政府が労働市場改革の指針をまとめた。転職で収入が増えやすい社会を目指すというが、こまごまとした制度の見直しが多く、労働移動を促すには迫力不足だ。民間企業のノウハウを活用して改革を加速させるべきだ。

政府は働き手のリスキリング(学び直し)支援と職務給の普及、成長分野への労働移動を「三位一体の改革」と名付け、その具体策を示した。

自己都合の離職で2カ月以上かかっていた失業給付の支給を、リスキリングの実績などを条件に7日程度に早める。雇用調整助成金は30日を超える場合は教育訓練を求めることを原則とし、同じ会社に長く勤めるほど有利な退職所得課税のあり方も見直す。労働移動を阻害しかねない仕組みにメスを入れるのは一歩前進と言える。

リスキリングについては企業経由から個人への直接支援に重心を移し、補助率の拡充を検討する。方向性は妥当だが、重要なのは能力を高めれば収入が増えるという道筋を示すことだ。

ハローワークや人材会社が持つ求人情報を官民で共有し、転職希望者への助言に活用するという。情報が基礎データにとどまるため、有用性は不透明な面がある。職種ごとに必要なスキルや賃金水準がきめ細かく分かる情報インフラの整備を進めてほしい。

ハローワークの改革ではコンサルティング機能の強化を掲げたが踏み込み不足だ。転職市場だけでなく最新技術の動向も熟知した職員は少ない。職業紹介業務を含めて民間への委託を検討すべきだ。

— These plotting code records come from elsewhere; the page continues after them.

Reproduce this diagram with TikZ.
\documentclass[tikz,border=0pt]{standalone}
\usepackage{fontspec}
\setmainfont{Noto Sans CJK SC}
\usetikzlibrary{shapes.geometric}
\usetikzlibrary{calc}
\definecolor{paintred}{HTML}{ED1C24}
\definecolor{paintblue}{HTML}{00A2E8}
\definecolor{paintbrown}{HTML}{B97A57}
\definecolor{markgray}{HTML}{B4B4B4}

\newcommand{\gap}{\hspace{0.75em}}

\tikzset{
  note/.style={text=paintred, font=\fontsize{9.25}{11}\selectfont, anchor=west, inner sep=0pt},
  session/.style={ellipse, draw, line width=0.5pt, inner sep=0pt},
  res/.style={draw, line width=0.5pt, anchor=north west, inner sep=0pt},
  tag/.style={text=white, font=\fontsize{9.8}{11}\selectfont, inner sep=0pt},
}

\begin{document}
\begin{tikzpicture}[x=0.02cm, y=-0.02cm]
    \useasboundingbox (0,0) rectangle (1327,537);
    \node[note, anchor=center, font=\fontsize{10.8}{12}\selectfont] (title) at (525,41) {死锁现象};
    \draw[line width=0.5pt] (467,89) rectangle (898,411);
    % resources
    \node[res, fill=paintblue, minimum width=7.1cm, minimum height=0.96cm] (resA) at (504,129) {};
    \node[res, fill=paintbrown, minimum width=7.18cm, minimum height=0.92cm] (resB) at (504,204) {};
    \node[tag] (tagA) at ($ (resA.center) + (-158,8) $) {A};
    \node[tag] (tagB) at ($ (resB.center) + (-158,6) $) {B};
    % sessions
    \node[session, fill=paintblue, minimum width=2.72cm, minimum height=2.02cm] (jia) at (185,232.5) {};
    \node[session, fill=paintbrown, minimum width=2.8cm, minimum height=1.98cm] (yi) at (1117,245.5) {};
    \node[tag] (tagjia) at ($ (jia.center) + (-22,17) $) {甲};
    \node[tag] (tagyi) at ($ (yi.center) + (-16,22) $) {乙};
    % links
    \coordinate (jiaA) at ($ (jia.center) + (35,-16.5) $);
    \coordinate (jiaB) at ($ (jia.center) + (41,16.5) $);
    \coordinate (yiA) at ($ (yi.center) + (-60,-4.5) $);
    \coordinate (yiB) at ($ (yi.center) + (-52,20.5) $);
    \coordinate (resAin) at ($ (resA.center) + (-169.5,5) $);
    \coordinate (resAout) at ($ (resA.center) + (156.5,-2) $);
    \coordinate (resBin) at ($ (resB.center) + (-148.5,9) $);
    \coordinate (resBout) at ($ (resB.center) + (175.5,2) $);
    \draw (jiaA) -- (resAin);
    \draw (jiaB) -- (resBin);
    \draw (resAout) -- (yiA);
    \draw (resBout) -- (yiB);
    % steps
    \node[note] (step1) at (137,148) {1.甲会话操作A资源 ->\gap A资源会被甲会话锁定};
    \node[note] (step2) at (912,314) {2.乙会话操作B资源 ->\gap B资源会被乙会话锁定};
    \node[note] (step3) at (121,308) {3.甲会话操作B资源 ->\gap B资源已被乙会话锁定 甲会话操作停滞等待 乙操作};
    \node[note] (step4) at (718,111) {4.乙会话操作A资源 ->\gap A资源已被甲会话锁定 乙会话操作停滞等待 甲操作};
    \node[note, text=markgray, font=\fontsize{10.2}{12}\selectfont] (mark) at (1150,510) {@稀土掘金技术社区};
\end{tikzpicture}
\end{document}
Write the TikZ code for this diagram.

実践的なスキルを持つ人材を育てるうえでも民間の協力は欠かせない。スウェーデンの職業訓練では企業が長期の実地研修を受け入れる。IT(情報技術)をはじめ人材不足が懸念される分野などで、官民一体で担い手を育てる枠組みが求められる。

人口が減る日本では成長分野へ働き手が移り、企業の新陳代謝を通じて産業力を高めることが不可欠だ。デジタル化が促す構造変化で意図せざる離職も増える可能性が大きい。こうした前提のもと、社会全体での雇用の安定と経済の発展を両立させる政策が要る。

欧州では柔軟な労働市場と手厚い安全網を兼ね備える「フレキシキュリティー」と呼ぶ政策が広がる。日本政府もこの考え方を取り入れ、さらに踏み込んだ改革を進める必要がある。